Almost a whole year, until February, 1523, Ignatius passed in the cave which he had found amid these rocks, alone, subject to frightful austerities, temptations, faintings, changes of light and dark. He was caught up in the spirit and saw visions, the fruit of which was an immense enlargement of intellect, a more determined plan, and the volume known to all Catholics as the Spiritual Exercises. This book, written in the solitude of Manresa, lays no claim to be a literary production. Its name, but hardly its substance, reminds scholars

of another work, the Exercise of the Spiritual Life, by Cisneros, the Benedictine Abbot of Monserrat.

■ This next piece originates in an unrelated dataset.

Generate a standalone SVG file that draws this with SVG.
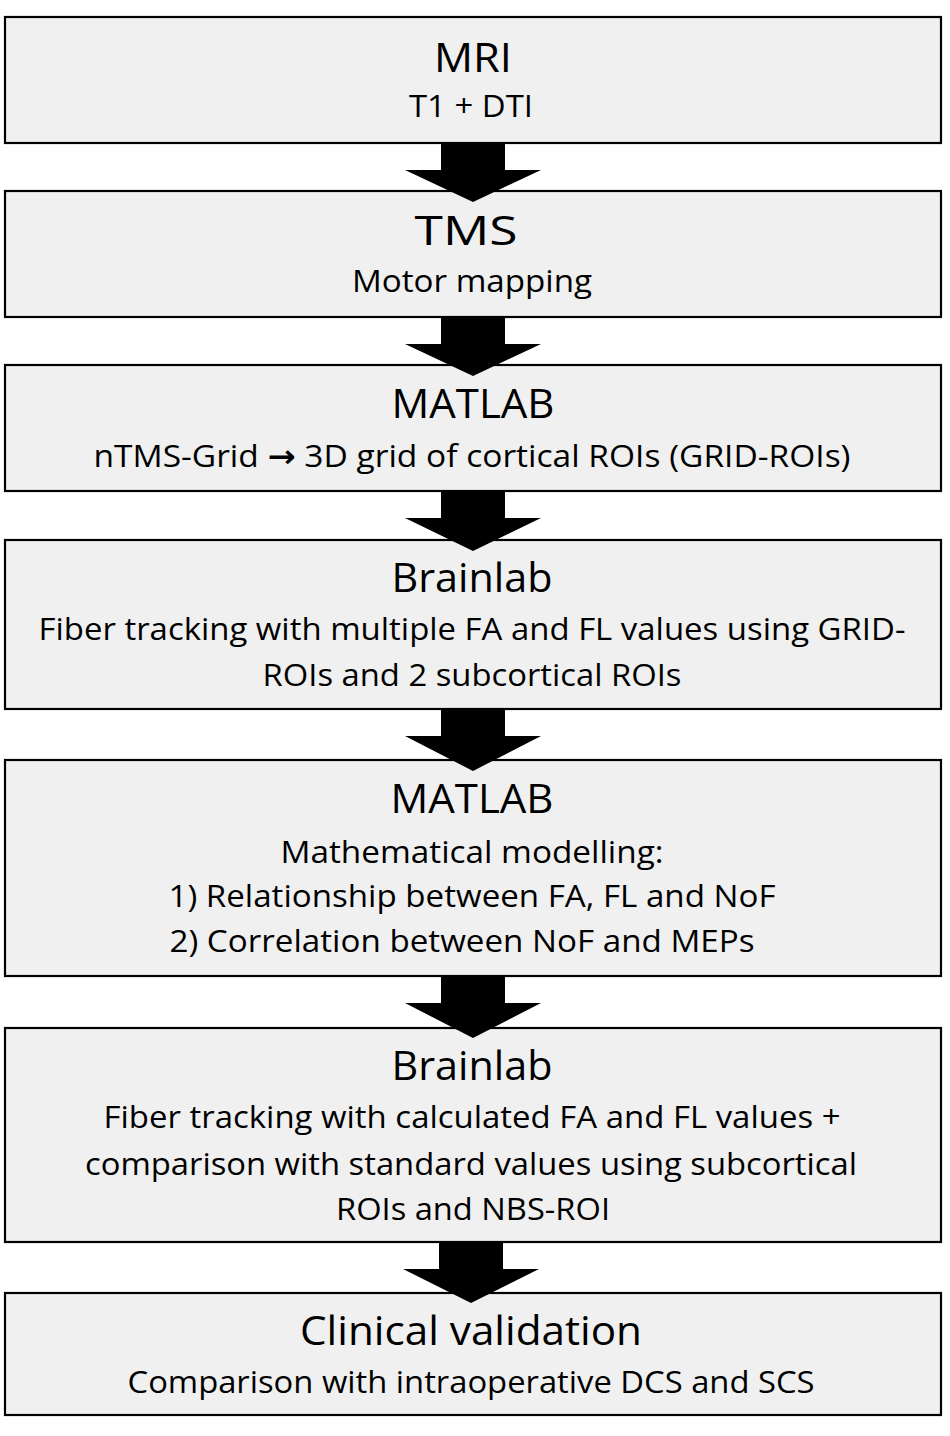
<svg xmlns="http://www.w3.org/2000/svg" width="950" height="1436" viewBox="0 0 950 1436">
<style>
.box{fill:#f0f0f0;stroke:#000;stroke-width:2.2}
.t{font-family:"Open Sans","Noto Sans","Liberation Sans",sans-serif;font-size:41px;fill:#000;text-anchor:middle}
.s{font-family:"Open Sans","Noto Sans","Liberation Sans",sans-serif;font-size:31px;fill:#000;text-anchor:middle}
.ar{font-family:"DejaVu Sans",sans-serif;font-weight:bold}
.arr{fill:#000}
</style>
<rect width="950" height="1436" fill="#fff"/>
<g id="n1"><rect class="box" x="5" y="17" width="936" height="126"/>
<text class="t" x="473" y="72" textLength="78" lengthAdjust="spacingAndGlyphs">MRI</text>
<text class="s" x="471" y="117" textLength="124" lengthAdjust="spacingAndGlyphs">T1 + DTI</text></g>
<g id="n2"><rect class="box" x="5" y="191" width="936" height="126"/>
<text class="t" x="466" y="245" textLength="103" lengthAdjust="spacingAndGlyphs">TMS</text>
<text class="s" x="472" y="292" textLength="240" lengthAdjust="spacingAndGlyphs">Motor mapping</text></g>
<g id="n3"><rect class="box" x="5" y="365" width="936" height="126"/>
<text class="t" x="473" y="418" textLength="163" lengthAdjust="spacingAndGlyphs">MATLAB</text>
<text class="s" x="472" y="467" textLength="757" lengthAdjust="spacingAndGlyphs">nTMS-Grid <tspan class="ar">→</tspan> 3D grid of cortical ROIs (GRID-ROIs)</text></g>
<g id="n4"><rect class="box" x="5" y="540" width="936" height="169"/>
<text class="t" x="472" y="592" textLength="161" lengthAdjust="spacingAndGlyphs">Brainlab</text>
<text class="s" x="472" y="640" textLength="867" lengthAdjust="spacingAndGlyphs">Fiber tracking with multiple FA and FL values using GRID-</text>
<text class="s" x="472" y="686" textLength="419" lengthAdjust="spacingAndGlyphs">ROIs and 2 subcortical ROIs</text></g>
<g id="n5"><rect class="box" x="5" y="760" width="936" height="216"/>
<text class="t" x="472" y="813" textLength="163" lengthAdjust="spacingAndGlyphs">MATLAB</text>
<text class="s" x="472" y="863" textLength="383" lengthAdjust="spacingAndGlyphs">Mathematical modelling:</text>
<text class="s" x="472" y="907" textLength="607" lengthAdjust="spacingAndGlyphs">1) Relationship between FA, FL and NoF</text>
<text class="s" x="462" y="952" textLength="585" lengthAdjust="spacingAndGlyphs">2) Correlation between NoF and MEPs</text></g>
<g id="n6"><rect class="box" x="5" y="1028" width="936" height="214"/>
<text class="t" x="472" y="1080" textLength="161" lengthAdjust="spacingAndGlyphs">Brainlab</text>
<text class="s" x="472" y="1128" textLength="737" lengthAdjust="spacingAndGlyphs">Fiber tracking with calculated FA and FL values +</text>
<text class="s" x="471" y="1175" textLength="772" lengthAdjust="spacingAndGlyphs">comparison with standard values using subcortical</text>
<text class="s" x="473" y="1220" textLength="274" lengthAdjust="spacingAndGlyphs">ROIs and NBS-ROI</text></g>
<g id="n7"><rect class="box" x="5" y="1293" width="936" height="122"/>
<text class="t" x="471" y="1345" textLength="342" lengthAdjust="spacingAndGlyphs">Clinical validation</text>
<text class="s" x="471" y="1393" textLength="687" lengthAdjust="spacingAndGlyphs">Comparison with intraoperative DCS and SCS</text></g>
<g id="connectors">
<polygon class="arr" points="441,143 505,143 505,170 541,170 473,202 405,170 441,170"/>
<polygon class="arr" points="441,317 505,317 505,344 541,344 473,376 405,344 441,344"/>
<polygon class="arr" points="441,491 505,491 505,518 541,518 473,551 405,518 441,518"/>
<polygon class="arr" points="441,709 505,709 505,736 541,736 473,771 405,736 441,736"/>
<polygon class="arr" points="441,976 505,976 505,1003 541,1003 473,1038 405,1003 441,1003"/>
<polygon class="arr" points="439,1242 503,1242 503,1269 539,1269 471,1303 403,1269 439,1269"/>
</g>
</svg>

My copy is dated 1555; but the Tractate of 1500 had probably fallen under the eyes of Ignatius, and may have suggested his title. There can be no doubt that the governing ideas to which he gives expression in a way most original, had long been present in his mind-the conquest of self for God, and of our fellowmen to Jesus. Those meditations, called by him the Two Standards of the Kingdom of Christ, contain all that Ignatius proposed to do and the motives upon which he acted till his dying hour. There is nothing which exactly resembles them in previous ascetical literature. The Exercises are not simply to be read. They must be "given" by a director, and "taken" by the recruit, under conditions of retirement, silence, prayer, and self-denial; and in view of resolutions to be founded on Christian good sense with supernatural aid. In their pages we learn the secret of the Ignatian system. It has no other. Loyola (as strangers call him) lived and died by this Rule. Every member of his Company is drilled every year in it, from the novice to the general. It is the text on which missions and retreats are conducted; guidance along the paths of religion follows it as a road-book; it was the first (in a Latin version) of the innumerable volumes printed by Jesuit authors; and it has never been superseded in its own kind. The Constitutions of the Society do but put its principles to the touch by Laws answering to them. Take away the Exercises and the Company of Jesus would be annihilated by the same stroke.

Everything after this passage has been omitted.